▶ COLLECTED DATA:
<<<<

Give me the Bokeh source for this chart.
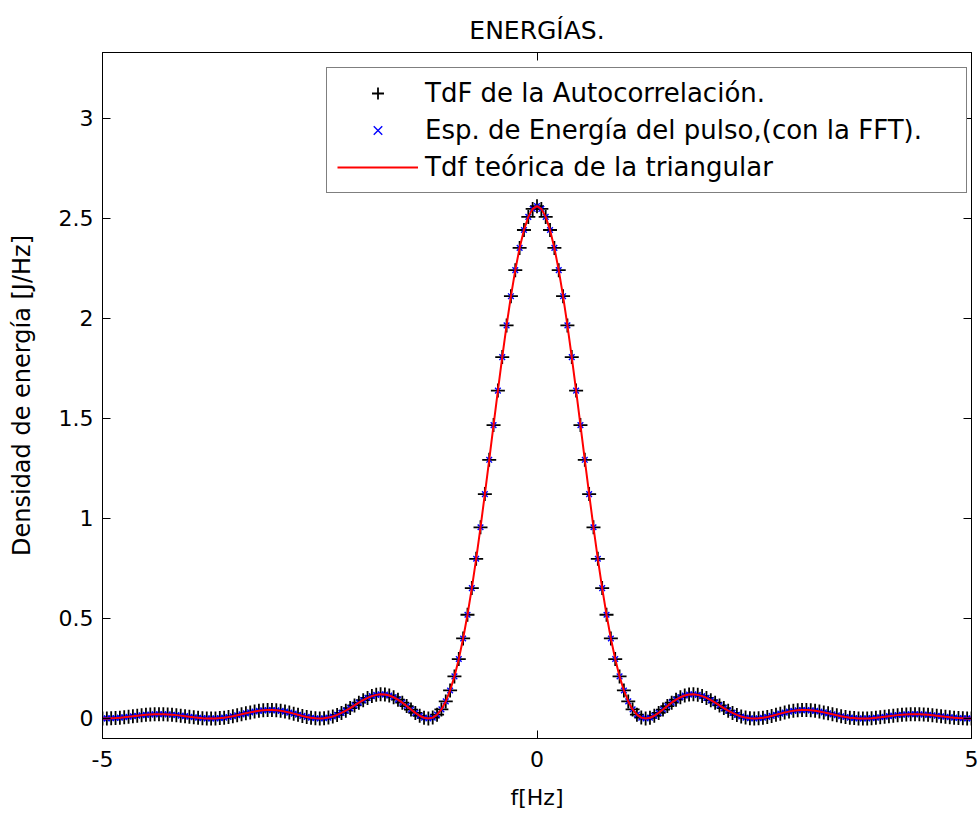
from bokeh.plotting import figure
from bokeh.models import (Range1d, FixedTicker, LinearAxis, Legend, LegendItem,
                          ColumnDataSource)
from bokeh.embed import file_html
from bokeh.resources import INLINE

# ---------------- data ----------------
frecuencia = [
    -5.00, -4.95, -4.90, -4.85, -4.80, -4.75, -4.70, -4.65, -4.60, -4.55,
    -4.50, -4.45, -4.40, -4.35, -4.30, -4.25, -4.20, -4.15, -4.10, -4.05,
    -4.00, -3.95, -3.90, -3.85, -3.80, -3.75, -3.70, -3.65, -3.60, -3.55,
    -3.50, -3.45, -3.40, -3.35, -3.30, -3.25, -3.20, -3.15, -3.10, -3.05,
    -3.00, -2.95, -2.90, -2.85, -2.80, -2.75, -2.70, -2.65, -2.60, -2.55,
    -2.50, -2.45, -2.40, -2.35, -2.30, -2.25, -2.20, -2.15, -2.10, -2.05,
    -2.00, -1.95, -1.90, -1.85, -1.80, -1.75, -1.70, -1.65, -1.60, -1.55,
    -1.50, -1.45, -1.40, -1.35, -1.30, -1.25, -1.20, -1.15, -1.10, -1.05,
    -1.00, -0.95, -0.90, -0.85, -0.80, -0.75, -0.70, -0.65, -0.60, -0.55,
    -0.50, -0.45, -0.40, -0.35, -0.30, -0.25, -0.20, -0.15, -0.10, -0.05,
    0.00,
    0.05, 0.10, 0.15, 0.20, 0.25, 0.30, 0.35, 0.40, 0.45, 0.50,
    0.55, 0.60, 0.65, 0.70, 0.75, 0.80, 0.85, 0.90, 0.95, 1.00,
    1.05, 1.10, 1.15, 1.20, 1.25, 1.30, 1.35, 1.40, 1.45, 1.50,
    1.55, 1.60, 1.65, 1.70, 1.75, 1.80, 1.85, 1.90, 1.95, 2.00,
    2.05, 2.10, 2.15, 2.20, 2.25, 2.30, 2.35, 2.40, 2.45, 2.50,
    2.55, 2.60, 2.65, 2.70, 2.75, 2.80, 2.85, 2.90, 2.95, 3.00,
    3.05, 3.10, 3.15, 3.20, 3.25, 3.30, 3.35, 3.40, 3.45, 3.50,
    3.55, 3.60, 3.65, 3.70, 3.75, 3.80, 3.85, 3.90, 3.95, 4.00,
    4.05, 4.10, 4.15, 4.20, 4.25, 4.30, 4.35, 4.40, 4.45, 4.50,
    4.55, 4.60, 4.65, 4.70, 4.75, 4.80, 4.85, 4.90, 4.95, 5.00,
]

densidad_energia = [
    0.0000, 0.0003, 0.0010, 0.0023, 0.0041, 0.0062, 0.0086, 0.0111, 0.0137, 0.0160,
    0.0181, 0.0197, 0.0209, 0.0213, 0.0211, 0.0203, 0.0188, 0.0168, 0.0143, 0.0116,
    0.0088, 0.0060, 0.0036, 0.0017, 0.0004, 0.0000, 0.0005, 0.0019, 0.0042, 0.0075,
    0.0114, 0.0160, 0.0208, 0.0257, 0.0305, 0.0347, 0.0382, 0.0407, 0.0420, 0.0420,
    0.0407, 0.0381, 0.0344, 0.0296, 0.0242, 0.0185, 0.0129, 0.0078, 0.0037, 0.0010,
    0.0000, 0.0011, 0.0044, 0.0099, 0.0178, 0.0277, 0.0392, 0.0521, 0.0655, 0.0790,
    0.0916, 0.1028, 0.1118, 0.1180, 0.1207, 0.1197, 0.1148, 0.1061, 0.0940, 0.0791,
    0.0622, 0.0447, 0.0280, 0.0138, 0.0038, 0.0000, 0.0044, 0.0190, 0.0454, 0.0853,
    0.1400, 0.2104, 0.2971, 0.3999, 0.5185, 0.6517, 0.7981, 0.9555, 1.1213, 1.2927,
    1.4663, 1.6386, 1.8058, 1.9642, 2.1102, 2.2403, 2.3515, 2.4410, 2.5066, 2.5465,
    2.5600,
    2.5465, 2.5066, 2.4410, 2.3515, 2.2403, 2.1102, 1.9642, 1.8058, 1.6386, 1.4663,
    1.2927, 1.1213, 0.9555, 0.7981, 0.6517, 0.5185, 0.3999, 0.2971, 0.2104, 0.1400,
    0.0853, 0.0454, 0.0190, 0.0044, 0.0000, 0.0038, 0.0138, 0.0280, 0.0447, 0.0622,
    0.0791, 0.0940, 0.1061, 0.1148, 0.1197, 0.1207, 0.1180, 0.1118, 0.1028, 0.0916,
    0.0790, 0.0655, 0.0521, 0.0392, 0.0277, 0.0178, 0.0099, 0.0044, 0.0011, 0.0000,
    0.0010, 0.0037, 0.0078, 0.0129, 0.0185, 0.0242, 0.0296, 0.0344, 0.0381, 0.0407,
    0.0420, 0.0420, 0.0407, 0.0382, 0.0347, 0.0305, 0.0257, 0.0208, 0.0160, 0.0114,
    0.0075, 0.0042, 0.0019, 0.0005, 0.0000, 0.0004, 0.0017, 0.0036, 0.0060, 0.0088,
    0.0116, 0.0143, 0.0168, 0.0188, 0.0203, 0.0211, 0.0213, 0.0209, 0.0197, 0.0181,
    0.0160, 0.0137, 0.0111, 0.0086, 0.0062, 0.0041, 0.0023, 0.0010, 0.0003, 0.0000,
]

# the three series coincide in the picture
tdf_autocorrelacion = densidad_energia
esp_energia_fft = densidad_energia
tdf_teorica = densidad_energia

series_labels = ["TdF de la Autocorrelación.",
                 "Esp. de Energía del pulso,(con la FFT).",
                 "Tdf teórica de la triangular"]

x_ticks = [-5, 0, 5]
x_tick_labels = ["-5", "0", "5"]
y_ticks = [0, 0.5, 1, 1.5, 2, 2.5, 3]
y_tick_labels = ["0", "0.5", "1", "1.5", "2", "2.5", "3"]

# ---------------- figure ----------------
FONT = "DejaVu Sans"

p = figure(width=980, height=814, output_backend="svg", toolbar_location=None,
           x_range=Range1d(-5, 5), y_range=Range1d(-0.1, 3.328),
           min_border_left=102, min_border_right=9, min_border_top=52,
           min_border_bottom=76, title="ENERGÍAS.")
p.background_fill_color = "white"
p.border_fill_color = "white"
p.outline_line_color = "black"
p.outline_line_width = 1
p.xgrid.visible = False
p.ygrid.visible = False

p.title.align = "center"
p.title.text_font = FONT
p.title.text_font_size = "25px"
p.title.text_font_style = "normal"
p.title.text_color = "black"
p.title.standoff = 16

src = ColumnDataSource(dict(f=frecuencia, a=tdf_autocorrelacion,
                            e=esp_energia_fft, t=tdf_teorica))

r_plus = p.scatter("f", "a", source=src, marker="cross", size=14,
                   line_color="black", line_width=1.8)
r_x = p.scatter("f", "e", source=src, marker="x", size=8,
                line_color="blue", line_width=1.4)
r_line = p.line("f", "t", source=src, line_color="red", line_width=2)


def style_axis(ax, ticks, labels, show_labels=True):
    ax.ticker = FixedTicker(ticks=ticks)
    ax.major_tick_in = 8
    ax.major_tick_out = 0
    ax.minor_tick_line_color = None
    ax.axis_line_color = "black"
    ax.major_tick_line_color = "black"
    ax.major_label_text_font = FONT
    ax.major_label_text_color = "black"
    ax.axis_label_text_font = FONT
    ax.axis_label_text_font_style = "normal"
    ax.axis_label_text_color = "black"
    if show_labels:
        ax.major_label_overrides = {t: l for t, l in zip(ticks, labels)}
        ax.major_label_text_font_size = "22px"
    else:
        ax.major_label_overrides = {t: "" for t in ticks}
        ax.major_label_text_font_size = "8px"
        ax.major_label_standoff = 0


xa = p.xaxis[0]
style_axis(xa, x_ticks, x_tick_labels)
xa.axis_label = "f[Hz]"
xa.axis_label_text_font_size = "22px"
xa.major_label_standoff = 12
xa.axis_label_standoff = 15

ya = p.yaxis[0]
style_axis(ya, y_ticks, y_tick_labels)
ya.axis_label = "Densidad de energía [J/Hz]"
ya.axis_label_text_font_size = "24px"
ya.major_label_standoff = 9
ya.axis_label_standoff = 20

top_ax = LinearAxis()
style_axis(top_ax, x_ticks, x_tick_labels, show_labels=False)
p.add_layout(top_ax, "above")
right_ax = LinearAxis()
style_axis(right_ax, y_ticks, y_tick_labels, show_labels=False)
p.add_layout(right_ax, "right")

legend = Legend(items=[LegendItem(label=series_labels[0], renderers=[r_plus]),
                       LegendItem(label=series_labels[1], renderers=[r_x]),
                       LegendItem(label=series_labels[2], renderers=[r_line])],
                location=(224, 545))
legend.border_line_color = "black"
legend.border_line_width = 1
legend.background_fill_color = "white"
legend.background_fill_alpha = 1
legend.padding = 10
legend.spacing = 7
legend.margin = 0
legend.glyph_width = 81
legend.glyph_height = 30
legend.label_height = 30
legend.label_width = 531
legend.label_standoff = 7
legend.label_text_font = FONT
legend.label_text_font_size = "26px"
legend.label_text_color = "black"
p.add_layout(legend)

open("out.html", "w").write(file_html(p, INLINE))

>>>>

▶ INSTRUCTIONS FOR THE TASK:
Output exactly the span of lines from the top of the listing through the line holding "from bokeh.resources import INLINE", and leave every picture out.

▶ RESULT FOR THIS TASK:
Give me the Bokeh source for this chart.
from bokeh.plotting import figure
from bokeh.models import (Range1d, FixedTicker, LinearAxis, Legend, LegendItem,
                          ColumnDataSource)
from bokeh.embed import file_html
from bokeh.resources import INLINE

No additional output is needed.